*The problem*
Pictures are not part of the copy. Give again exactly the lines from the one with "Generate a LaTeX" to the one with "[body] (line3) at", inclusive.

*Extracted entries*
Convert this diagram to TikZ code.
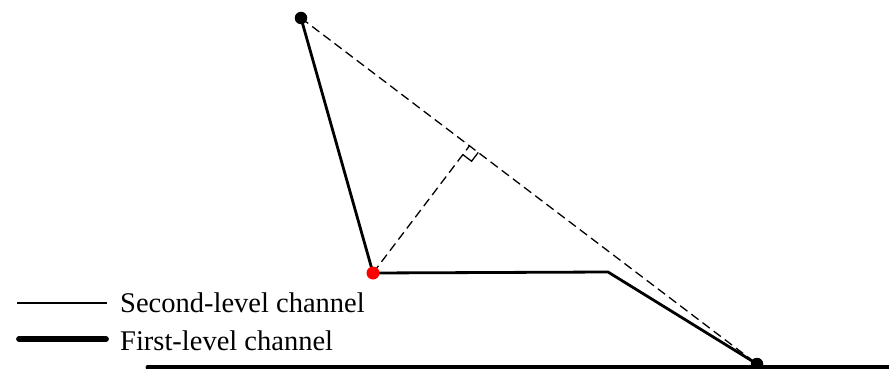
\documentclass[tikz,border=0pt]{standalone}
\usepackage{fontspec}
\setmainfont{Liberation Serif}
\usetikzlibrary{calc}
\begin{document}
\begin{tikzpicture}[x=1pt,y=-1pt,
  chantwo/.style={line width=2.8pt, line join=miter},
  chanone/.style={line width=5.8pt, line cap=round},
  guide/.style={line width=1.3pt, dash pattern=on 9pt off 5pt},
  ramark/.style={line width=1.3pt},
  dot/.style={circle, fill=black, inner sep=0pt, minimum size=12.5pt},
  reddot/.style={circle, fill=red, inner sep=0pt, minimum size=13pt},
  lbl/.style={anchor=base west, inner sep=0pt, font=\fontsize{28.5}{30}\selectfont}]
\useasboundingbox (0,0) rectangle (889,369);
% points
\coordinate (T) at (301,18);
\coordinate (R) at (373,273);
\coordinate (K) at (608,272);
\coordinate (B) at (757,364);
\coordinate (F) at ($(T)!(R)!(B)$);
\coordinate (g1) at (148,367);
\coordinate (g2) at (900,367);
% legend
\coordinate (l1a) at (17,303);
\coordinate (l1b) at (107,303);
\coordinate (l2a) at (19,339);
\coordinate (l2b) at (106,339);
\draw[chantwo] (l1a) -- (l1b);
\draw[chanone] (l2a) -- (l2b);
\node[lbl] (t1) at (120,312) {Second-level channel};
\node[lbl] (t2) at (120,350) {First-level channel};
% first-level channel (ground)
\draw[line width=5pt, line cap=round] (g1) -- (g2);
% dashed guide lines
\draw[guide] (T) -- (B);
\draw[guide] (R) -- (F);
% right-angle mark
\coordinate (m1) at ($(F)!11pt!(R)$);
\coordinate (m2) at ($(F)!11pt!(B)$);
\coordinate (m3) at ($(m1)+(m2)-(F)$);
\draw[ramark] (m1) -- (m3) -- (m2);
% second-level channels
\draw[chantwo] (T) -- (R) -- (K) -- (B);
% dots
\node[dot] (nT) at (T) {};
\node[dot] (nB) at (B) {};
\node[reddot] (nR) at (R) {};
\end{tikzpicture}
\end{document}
...
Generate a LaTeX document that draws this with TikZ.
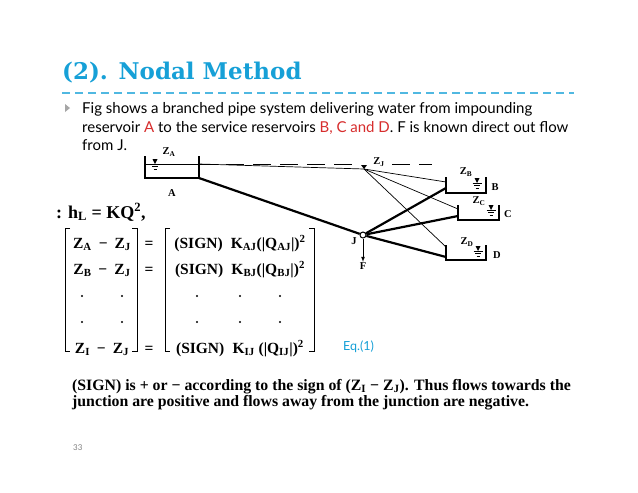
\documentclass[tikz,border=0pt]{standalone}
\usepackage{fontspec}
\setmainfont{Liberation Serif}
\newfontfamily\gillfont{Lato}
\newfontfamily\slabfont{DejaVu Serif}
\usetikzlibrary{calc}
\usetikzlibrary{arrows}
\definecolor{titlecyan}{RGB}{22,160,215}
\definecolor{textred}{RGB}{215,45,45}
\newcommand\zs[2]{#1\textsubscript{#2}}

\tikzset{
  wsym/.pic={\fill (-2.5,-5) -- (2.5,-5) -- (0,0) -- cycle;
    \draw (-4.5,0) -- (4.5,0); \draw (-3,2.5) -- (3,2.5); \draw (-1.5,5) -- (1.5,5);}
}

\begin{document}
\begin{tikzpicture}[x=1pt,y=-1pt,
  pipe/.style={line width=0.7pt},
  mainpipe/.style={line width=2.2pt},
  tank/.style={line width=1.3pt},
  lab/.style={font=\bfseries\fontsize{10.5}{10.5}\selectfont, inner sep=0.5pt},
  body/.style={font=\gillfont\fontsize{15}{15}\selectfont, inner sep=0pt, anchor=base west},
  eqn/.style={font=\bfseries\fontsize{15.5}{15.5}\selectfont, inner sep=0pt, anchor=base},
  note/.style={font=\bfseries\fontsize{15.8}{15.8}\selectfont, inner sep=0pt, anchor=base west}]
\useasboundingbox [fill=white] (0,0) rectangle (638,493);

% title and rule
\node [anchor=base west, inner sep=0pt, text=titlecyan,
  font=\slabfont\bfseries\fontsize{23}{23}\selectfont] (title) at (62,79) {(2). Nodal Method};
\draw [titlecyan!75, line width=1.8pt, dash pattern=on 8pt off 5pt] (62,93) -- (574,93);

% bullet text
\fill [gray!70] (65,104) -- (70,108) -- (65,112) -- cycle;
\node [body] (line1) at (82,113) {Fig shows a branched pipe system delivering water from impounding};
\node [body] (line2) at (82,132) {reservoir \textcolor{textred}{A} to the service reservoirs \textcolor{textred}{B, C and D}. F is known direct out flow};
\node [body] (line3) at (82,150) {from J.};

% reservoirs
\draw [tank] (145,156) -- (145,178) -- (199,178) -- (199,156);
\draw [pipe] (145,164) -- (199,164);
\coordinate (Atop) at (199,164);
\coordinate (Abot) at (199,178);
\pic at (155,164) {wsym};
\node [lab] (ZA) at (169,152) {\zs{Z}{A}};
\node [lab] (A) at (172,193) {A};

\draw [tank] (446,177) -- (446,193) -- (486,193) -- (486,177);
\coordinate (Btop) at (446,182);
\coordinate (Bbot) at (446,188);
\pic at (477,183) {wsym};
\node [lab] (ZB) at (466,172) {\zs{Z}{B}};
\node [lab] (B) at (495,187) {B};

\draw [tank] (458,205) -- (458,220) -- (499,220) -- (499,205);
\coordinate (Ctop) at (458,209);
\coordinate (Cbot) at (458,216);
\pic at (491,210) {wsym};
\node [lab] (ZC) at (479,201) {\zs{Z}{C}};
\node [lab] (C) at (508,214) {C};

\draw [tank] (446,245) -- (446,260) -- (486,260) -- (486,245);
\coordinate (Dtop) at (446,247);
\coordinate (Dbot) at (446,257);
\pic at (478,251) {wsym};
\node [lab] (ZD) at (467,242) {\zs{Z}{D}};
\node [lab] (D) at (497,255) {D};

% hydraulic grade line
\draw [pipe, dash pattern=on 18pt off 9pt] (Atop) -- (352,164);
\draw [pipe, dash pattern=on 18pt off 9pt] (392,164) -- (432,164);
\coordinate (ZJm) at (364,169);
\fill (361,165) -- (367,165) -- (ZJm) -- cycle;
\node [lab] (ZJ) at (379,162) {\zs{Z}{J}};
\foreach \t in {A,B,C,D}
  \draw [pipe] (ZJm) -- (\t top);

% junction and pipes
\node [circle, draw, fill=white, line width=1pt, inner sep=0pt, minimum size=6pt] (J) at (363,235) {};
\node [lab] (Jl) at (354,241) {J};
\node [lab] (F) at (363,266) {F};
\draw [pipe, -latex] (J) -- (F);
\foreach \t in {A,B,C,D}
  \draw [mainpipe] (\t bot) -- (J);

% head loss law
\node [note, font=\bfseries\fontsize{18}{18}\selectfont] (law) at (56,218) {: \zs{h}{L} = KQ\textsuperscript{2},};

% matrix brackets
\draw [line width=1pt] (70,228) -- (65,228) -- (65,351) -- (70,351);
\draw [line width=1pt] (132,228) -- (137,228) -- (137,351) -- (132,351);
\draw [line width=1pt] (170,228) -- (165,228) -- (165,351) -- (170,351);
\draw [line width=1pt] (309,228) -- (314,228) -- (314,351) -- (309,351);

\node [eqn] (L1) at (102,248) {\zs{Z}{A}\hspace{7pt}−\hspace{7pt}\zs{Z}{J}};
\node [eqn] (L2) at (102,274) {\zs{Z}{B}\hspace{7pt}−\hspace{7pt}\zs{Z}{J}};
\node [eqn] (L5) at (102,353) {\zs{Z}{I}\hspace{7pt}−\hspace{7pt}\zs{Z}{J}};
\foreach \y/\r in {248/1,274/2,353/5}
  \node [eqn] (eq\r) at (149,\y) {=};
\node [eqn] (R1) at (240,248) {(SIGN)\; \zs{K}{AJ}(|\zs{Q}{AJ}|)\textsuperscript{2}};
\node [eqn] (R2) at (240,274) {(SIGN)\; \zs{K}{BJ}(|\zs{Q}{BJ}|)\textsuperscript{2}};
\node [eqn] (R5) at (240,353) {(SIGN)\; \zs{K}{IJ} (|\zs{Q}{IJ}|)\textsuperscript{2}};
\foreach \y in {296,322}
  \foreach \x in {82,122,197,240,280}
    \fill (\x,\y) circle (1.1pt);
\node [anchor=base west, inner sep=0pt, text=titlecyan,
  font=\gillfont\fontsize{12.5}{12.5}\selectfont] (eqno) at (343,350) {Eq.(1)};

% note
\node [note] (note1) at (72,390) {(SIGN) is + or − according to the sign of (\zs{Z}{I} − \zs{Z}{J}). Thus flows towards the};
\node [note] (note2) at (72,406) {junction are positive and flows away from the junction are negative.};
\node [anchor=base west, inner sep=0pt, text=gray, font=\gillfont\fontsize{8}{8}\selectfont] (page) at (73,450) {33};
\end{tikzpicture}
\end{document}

*Task result*
Generate a LaTeX document that draws this with TikZ.
\documentclass[tikz,border=0pt]{standalone}
\usepackage{fontspec}
\setmainfont{Liberation Serif}
\newfontfamily\gillfont{Lato}
\newfontfamily\slabfont{DejaVu Serif}
\usetikzlibrary{calc}
\usetikzlibrary{arrows}
\definecolor{titlecyan}{RGB}{22,160,215}
\definecolor{textred}{RGB}{215,45,45}
\newcommand\zs[2]{#1\textsubscript{#2}}

\tikzset{
  wsym/.pic={\fill (-2.5,-5) -- (2.5,-5) -- (0,0) -- cycle;
    \draw (-4.5,0) -- (4.5,0); \draw (-3,2.5) -- (3,2.5); \draw (-1.5,5) -- (1.5,5);}
}

\begin{document}
\begin{tikzpicture}[x=1pt,y=-1pt,
  pipe/.style={line width=0.7pt},
  mainpipe/.style={line width=2.2pt},
  tank/.style={line width=1.3pt},
  lab/.style={font=\bfseries\fontsize{10.5}{10.5}\selectfont, inner sep=0.5pt},
  body/.style={font=\gillfont\fontsize{15}{15}\selectfont, inner sep=0pt, anchor=base west},
  eqn/.style={font=\bfseries\fontsize{15.5}{15.5}\selectfont, inner sep=0pt, anchor=base},
  note/.style={font=\bfseries\fontsize{15.8}{15.8}\selectfont, inner sep=0pt, anchor=base west}]
\useasboundingbox [fill=white] (0,0) rectangle (638,493);

% title and rule
\node [anchor=base west, inner sep=0pt, text=titlecyan,
  font=\slabfont\bfseries\fontsize{23}{23}\selectfont] (title) at (62,79) {(2). Nodal Method};
\draw [titlecyan!75, line width=1.8pt, dash pattern=on 8pt off 5pt] (62,93) -- (574,93);

% bullet text
\fill [gray!70] (65,104) -- (70,108) -- (65,112) -- cycle;
\node [body] (line1) at (82,113) {Fig shows a branched pipe system delivering water from impounding};
\node [body] (line2) at (82,132) {reservoir \textcolor{textred}{A} to the service reservoirs \textcolor{textred}{B, C and D}. F is known direct out flow};
\node [body] (line3) at (82,150) {from J.};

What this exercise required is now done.